**DATASET RECORDS**
%%

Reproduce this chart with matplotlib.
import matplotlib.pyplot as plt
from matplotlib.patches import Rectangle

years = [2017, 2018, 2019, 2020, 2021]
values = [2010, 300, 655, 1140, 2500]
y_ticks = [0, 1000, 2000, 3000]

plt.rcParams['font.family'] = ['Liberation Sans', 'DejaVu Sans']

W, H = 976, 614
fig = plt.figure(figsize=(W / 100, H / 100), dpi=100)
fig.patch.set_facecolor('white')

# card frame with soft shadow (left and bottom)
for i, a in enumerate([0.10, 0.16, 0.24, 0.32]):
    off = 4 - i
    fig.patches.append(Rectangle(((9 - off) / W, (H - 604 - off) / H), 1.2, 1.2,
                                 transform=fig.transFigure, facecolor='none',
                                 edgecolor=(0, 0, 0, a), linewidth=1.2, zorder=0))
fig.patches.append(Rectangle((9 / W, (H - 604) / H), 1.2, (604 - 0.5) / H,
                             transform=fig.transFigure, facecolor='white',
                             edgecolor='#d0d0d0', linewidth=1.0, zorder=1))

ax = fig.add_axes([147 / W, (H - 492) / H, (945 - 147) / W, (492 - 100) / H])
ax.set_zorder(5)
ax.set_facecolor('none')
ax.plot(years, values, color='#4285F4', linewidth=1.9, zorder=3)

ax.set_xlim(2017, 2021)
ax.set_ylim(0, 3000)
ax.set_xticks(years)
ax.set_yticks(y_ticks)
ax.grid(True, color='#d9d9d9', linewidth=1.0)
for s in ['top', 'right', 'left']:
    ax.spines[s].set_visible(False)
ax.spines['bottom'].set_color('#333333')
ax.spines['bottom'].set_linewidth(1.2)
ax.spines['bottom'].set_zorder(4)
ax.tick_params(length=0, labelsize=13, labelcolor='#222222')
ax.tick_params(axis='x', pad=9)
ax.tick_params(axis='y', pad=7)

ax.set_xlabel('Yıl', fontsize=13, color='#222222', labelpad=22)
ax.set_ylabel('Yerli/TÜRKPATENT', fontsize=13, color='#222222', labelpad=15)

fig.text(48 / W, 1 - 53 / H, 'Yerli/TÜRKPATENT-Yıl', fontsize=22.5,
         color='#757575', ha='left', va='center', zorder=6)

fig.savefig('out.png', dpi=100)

%%
%%

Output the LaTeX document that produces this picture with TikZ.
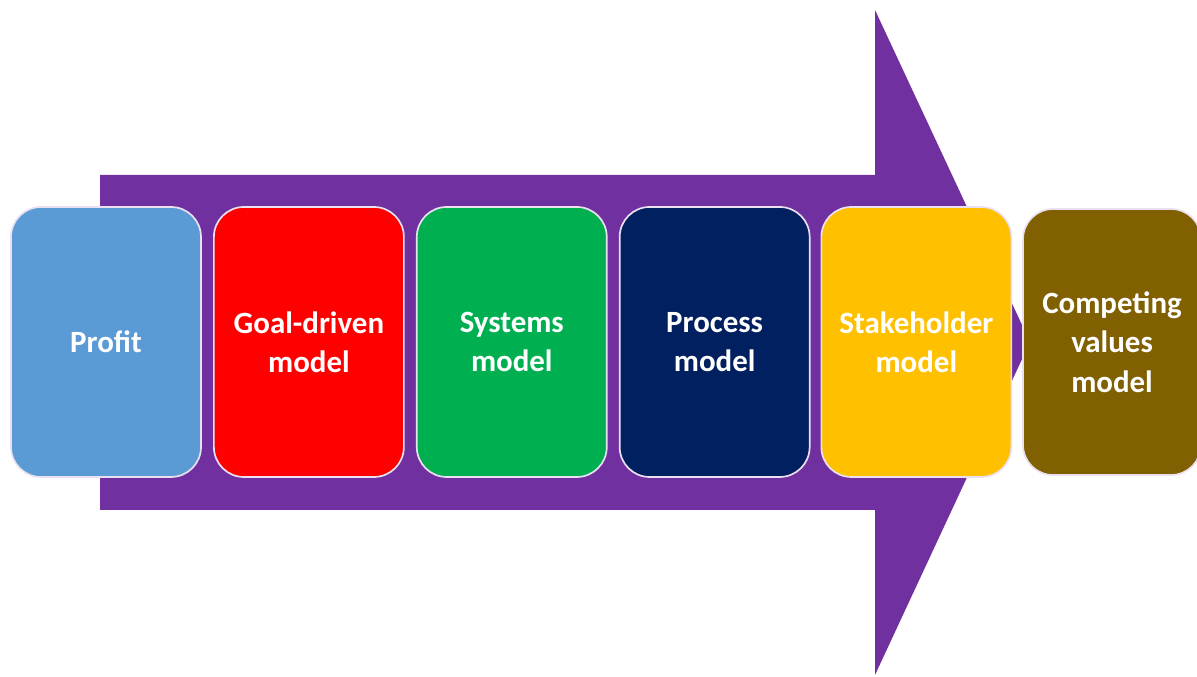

%%
%%

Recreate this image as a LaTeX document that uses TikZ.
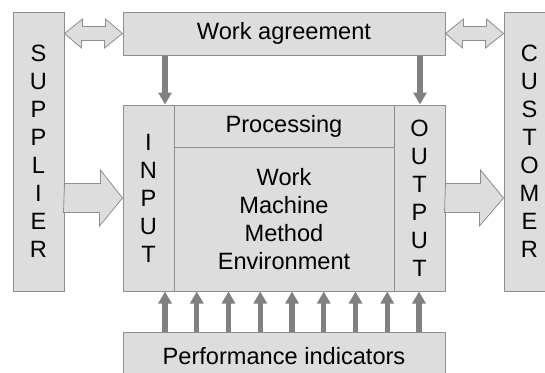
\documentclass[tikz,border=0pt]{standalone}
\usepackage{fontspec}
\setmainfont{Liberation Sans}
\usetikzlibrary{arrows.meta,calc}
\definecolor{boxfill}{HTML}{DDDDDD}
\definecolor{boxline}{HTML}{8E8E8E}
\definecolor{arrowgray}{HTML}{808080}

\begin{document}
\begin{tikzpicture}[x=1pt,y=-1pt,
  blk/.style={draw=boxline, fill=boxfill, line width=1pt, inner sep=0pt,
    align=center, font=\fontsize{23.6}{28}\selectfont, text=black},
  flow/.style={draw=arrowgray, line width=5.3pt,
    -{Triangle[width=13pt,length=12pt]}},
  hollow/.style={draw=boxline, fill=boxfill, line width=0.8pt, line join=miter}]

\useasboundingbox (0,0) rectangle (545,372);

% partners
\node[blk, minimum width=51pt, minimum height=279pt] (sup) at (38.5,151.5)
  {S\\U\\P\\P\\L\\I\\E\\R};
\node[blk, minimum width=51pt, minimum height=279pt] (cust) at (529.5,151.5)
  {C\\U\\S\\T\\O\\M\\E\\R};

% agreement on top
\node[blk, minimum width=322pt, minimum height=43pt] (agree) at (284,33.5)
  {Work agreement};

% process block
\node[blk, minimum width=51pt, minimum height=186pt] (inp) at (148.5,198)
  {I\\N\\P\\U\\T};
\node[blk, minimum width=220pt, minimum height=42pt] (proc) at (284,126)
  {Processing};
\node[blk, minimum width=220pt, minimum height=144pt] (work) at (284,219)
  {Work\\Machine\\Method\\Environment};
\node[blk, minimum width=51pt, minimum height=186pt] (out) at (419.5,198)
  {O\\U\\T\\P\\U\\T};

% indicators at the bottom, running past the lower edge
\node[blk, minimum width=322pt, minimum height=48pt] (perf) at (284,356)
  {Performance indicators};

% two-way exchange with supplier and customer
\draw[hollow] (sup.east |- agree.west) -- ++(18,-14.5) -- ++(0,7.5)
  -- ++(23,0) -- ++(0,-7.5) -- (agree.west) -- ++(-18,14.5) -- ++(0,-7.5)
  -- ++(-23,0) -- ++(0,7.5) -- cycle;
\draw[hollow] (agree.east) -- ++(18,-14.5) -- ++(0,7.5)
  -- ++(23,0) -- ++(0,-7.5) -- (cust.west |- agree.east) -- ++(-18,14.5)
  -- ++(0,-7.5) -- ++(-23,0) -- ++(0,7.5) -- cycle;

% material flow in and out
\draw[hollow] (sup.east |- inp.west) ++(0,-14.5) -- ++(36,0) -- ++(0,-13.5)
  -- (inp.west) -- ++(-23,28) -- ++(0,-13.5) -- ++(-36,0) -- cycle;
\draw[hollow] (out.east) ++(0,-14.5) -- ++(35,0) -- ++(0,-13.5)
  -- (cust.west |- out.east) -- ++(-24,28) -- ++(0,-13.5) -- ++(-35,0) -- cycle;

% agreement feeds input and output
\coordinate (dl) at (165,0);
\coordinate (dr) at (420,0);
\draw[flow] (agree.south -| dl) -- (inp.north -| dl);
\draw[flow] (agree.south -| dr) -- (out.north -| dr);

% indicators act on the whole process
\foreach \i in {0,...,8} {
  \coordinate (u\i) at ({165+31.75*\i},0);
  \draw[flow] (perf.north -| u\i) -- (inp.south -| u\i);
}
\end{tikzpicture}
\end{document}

%%

**YOUR INSTRUCTIONS**
Pick every line with "that" in it and copy it.

**FINISHED EXERCISE**
Output the LaTeX document that produces this picture with TikZ.
Recreate this image as a LaTeX document that uses TikZ.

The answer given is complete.